Print the lines starting at the line containing "Write a Python" and ending at the line containing "import matplotlib.pyplot as plt", exactly and in full, without the pictures.

** Start Excerpted data **

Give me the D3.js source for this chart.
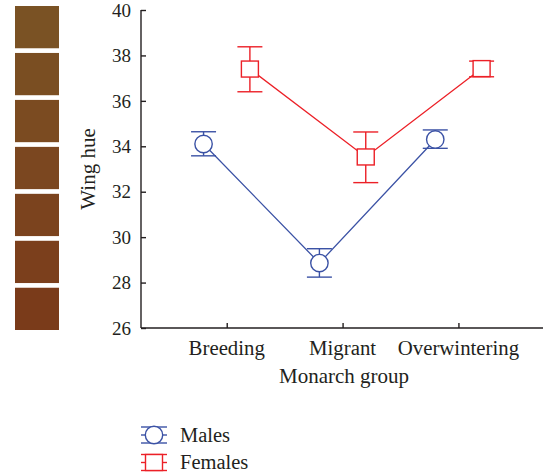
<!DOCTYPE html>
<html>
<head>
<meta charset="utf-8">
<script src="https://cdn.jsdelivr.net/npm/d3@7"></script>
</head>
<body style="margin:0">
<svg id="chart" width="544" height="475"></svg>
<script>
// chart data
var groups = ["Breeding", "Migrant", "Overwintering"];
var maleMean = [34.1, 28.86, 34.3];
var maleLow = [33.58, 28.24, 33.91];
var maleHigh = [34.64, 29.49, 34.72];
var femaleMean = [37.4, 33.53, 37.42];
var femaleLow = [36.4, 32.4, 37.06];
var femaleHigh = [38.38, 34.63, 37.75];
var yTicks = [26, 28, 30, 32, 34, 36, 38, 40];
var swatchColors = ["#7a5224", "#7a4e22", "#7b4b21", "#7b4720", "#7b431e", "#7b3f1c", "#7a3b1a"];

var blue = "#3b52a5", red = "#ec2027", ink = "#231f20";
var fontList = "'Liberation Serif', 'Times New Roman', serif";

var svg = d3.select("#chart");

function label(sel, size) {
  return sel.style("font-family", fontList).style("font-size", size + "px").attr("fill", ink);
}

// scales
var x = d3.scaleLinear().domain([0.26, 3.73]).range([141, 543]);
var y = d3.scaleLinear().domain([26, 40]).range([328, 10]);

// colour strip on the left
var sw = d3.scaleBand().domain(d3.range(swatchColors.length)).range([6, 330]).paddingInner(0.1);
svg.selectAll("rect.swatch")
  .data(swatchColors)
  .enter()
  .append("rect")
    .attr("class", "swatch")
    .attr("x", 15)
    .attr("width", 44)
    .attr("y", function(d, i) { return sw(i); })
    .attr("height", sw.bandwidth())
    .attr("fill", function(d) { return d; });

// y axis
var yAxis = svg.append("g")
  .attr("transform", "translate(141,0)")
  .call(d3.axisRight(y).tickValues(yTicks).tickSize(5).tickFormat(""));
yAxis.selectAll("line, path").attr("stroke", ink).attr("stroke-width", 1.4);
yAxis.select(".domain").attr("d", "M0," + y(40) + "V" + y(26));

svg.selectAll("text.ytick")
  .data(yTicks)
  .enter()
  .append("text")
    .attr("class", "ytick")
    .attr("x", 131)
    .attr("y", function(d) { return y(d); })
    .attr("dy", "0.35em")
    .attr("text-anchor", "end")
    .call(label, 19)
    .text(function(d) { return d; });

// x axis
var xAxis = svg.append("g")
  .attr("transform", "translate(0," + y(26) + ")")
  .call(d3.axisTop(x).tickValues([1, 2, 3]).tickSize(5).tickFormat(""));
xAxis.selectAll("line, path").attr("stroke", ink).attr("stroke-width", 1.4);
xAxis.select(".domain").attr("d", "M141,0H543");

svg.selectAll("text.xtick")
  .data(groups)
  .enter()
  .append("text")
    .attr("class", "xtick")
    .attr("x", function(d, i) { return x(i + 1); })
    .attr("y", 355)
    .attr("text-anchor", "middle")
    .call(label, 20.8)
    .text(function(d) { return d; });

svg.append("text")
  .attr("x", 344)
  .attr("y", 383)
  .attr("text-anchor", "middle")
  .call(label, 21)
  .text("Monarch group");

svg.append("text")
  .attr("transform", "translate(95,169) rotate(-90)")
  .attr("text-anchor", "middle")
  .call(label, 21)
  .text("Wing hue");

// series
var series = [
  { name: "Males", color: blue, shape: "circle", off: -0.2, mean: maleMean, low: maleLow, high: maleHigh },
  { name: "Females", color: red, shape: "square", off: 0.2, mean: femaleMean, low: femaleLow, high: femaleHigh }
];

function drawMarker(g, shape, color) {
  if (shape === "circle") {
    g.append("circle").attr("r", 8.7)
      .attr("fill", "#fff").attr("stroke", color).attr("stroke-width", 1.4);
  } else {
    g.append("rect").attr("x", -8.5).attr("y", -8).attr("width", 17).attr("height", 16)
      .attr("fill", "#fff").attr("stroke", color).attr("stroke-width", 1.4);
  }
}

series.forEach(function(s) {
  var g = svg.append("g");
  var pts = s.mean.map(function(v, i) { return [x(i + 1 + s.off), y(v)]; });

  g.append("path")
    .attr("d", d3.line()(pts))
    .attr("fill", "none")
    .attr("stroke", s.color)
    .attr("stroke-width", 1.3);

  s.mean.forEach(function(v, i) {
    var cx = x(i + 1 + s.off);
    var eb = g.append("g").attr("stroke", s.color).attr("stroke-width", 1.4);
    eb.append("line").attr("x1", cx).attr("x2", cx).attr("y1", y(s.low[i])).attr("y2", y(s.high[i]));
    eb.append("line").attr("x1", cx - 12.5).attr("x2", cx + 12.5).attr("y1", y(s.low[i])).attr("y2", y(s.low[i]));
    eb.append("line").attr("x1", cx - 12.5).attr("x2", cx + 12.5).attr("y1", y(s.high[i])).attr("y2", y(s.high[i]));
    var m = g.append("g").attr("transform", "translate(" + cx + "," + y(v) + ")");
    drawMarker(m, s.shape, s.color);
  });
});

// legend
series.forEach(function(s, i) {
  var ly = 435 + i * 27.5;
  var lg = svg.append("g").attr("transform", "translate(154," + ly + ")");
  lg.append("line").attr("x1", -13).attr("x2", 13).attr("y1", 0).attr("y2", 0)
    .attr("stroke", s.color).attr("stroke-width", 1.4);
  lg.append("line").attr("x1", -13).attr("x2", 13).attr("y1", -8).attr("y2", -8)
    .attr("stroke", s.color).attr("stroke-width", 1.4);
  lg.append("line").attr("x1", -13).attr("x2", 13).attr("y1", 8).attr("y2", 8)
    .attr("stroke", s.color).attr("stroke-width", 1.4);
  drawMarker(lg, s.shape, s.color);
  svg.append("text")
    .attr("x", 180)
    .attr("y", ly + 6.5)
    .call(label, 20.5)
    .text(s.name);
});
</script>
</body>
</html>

** End Excerpted data **
** Start Excerpted data **

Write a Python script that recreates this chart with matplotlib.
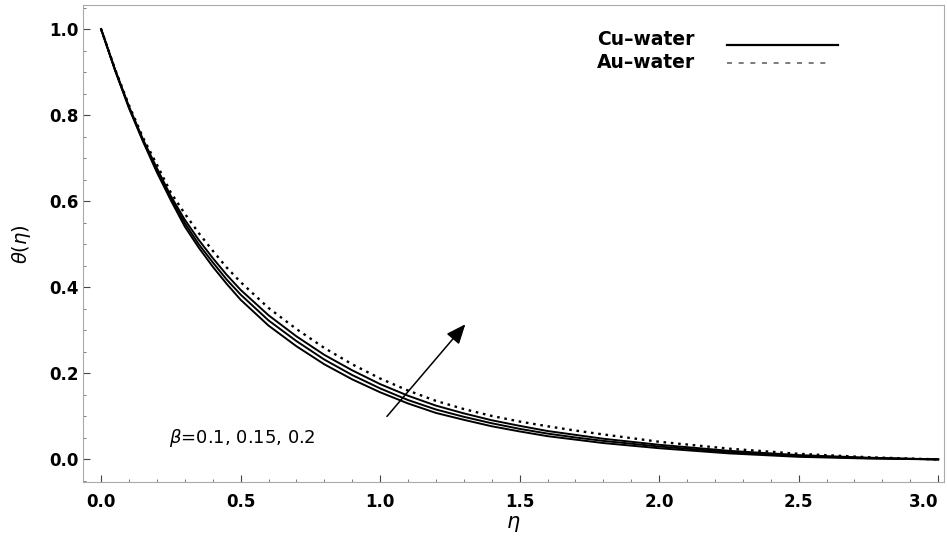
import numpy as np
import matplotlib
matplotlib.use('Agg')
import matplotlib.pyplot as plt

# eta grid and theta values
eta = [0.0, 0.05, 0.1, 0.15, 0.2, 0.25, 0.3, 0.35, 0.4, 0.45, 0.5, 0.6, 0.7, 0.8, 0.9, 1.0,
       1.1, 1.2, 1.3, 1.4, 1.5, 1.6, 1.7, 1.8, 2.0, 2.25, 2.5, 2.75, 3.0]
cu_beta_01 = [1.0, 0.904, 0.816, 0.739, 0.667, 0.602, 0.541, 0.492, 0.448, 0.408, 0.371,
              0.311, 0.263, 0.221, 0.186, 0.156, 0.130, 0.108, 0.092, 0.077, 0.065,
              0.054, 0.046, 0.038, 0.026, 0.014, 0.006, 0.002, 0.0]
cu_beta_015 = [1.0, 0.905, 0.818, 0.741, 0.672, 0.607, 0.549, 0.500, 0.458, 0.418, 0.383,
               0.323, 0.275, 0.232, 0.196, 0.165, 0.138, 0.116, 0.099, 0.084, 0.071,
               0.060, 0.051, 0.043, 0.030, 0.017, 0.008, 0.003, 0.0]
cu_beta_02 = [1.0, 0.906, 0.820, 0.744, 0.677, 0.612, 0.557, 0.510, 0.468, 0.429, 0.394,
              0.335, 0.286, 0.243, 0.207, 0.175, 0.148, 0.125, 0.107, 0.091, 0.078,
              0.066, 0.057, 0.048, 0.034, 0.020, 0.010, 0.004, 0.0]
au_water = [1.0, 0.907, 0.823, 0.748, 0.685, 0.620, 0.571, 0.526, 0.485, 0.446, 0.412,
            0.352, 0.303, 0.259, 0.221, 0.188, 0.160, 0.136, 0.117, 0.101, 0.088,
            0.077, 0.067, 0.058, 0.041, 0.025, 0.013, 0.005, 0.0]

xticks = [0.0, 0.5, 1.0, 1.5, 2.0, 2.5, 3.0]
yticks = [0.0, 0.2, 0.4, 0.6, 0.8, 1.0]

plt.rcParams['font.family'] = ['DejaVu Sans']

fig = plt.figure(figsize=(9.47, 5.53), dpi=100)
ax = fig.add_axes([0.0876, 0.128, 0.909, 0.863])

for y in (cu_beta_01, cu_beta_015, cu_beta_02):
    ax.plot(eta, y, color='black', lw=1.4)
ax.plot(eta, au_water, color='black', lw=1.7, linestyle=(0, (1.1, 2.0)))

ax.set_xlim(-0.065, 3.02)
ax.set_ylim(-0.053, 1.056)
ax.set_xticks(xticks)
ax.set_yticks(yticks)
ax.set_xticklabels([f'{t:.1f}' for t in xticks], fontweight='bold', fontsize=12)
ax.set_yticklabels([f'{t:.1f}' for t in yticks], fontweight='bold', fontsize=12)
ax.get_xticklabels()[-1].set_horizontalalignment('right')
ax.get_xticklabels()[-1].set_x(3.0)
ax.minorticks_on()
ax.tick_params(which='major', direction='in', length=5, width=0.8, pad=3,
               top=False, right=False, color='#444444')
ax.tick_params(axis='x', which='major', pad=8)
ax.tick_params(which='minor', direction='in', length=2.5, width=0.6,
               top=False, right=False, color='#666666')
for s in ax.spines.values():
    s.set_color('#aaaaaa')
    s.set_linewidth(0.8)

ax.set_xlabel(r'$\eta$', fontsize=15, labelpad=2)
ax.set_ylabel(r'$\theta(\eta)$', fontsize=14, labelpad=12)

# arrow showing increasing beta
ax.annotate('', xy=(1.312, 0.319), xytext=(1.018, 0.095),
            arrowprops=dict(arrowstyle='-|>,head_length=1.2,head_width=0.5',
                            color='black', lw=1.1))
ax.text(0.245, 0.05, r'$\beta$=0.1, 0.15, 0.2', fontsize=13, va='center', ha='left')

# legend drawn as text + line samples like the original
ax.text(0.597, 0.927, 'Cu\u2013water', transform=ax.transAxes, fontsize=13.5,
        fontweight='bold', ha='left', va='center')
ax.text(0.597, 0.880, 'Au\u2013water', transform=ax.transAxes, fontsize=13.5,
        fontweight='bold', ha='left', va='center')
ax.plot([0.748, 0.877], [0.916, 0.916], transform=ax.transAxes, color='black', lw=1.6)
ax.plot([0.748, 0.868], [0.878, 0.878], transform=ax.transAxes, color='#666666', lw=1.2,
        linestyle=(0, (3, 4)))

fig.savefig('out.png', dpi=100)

** End Excerpted data **

The output:
Write a Python script that recreates this chart with matplotlib.
import numpy as np
import matplotlib
matplotlib.use('Agg')
import matplotlib.pyplot as plt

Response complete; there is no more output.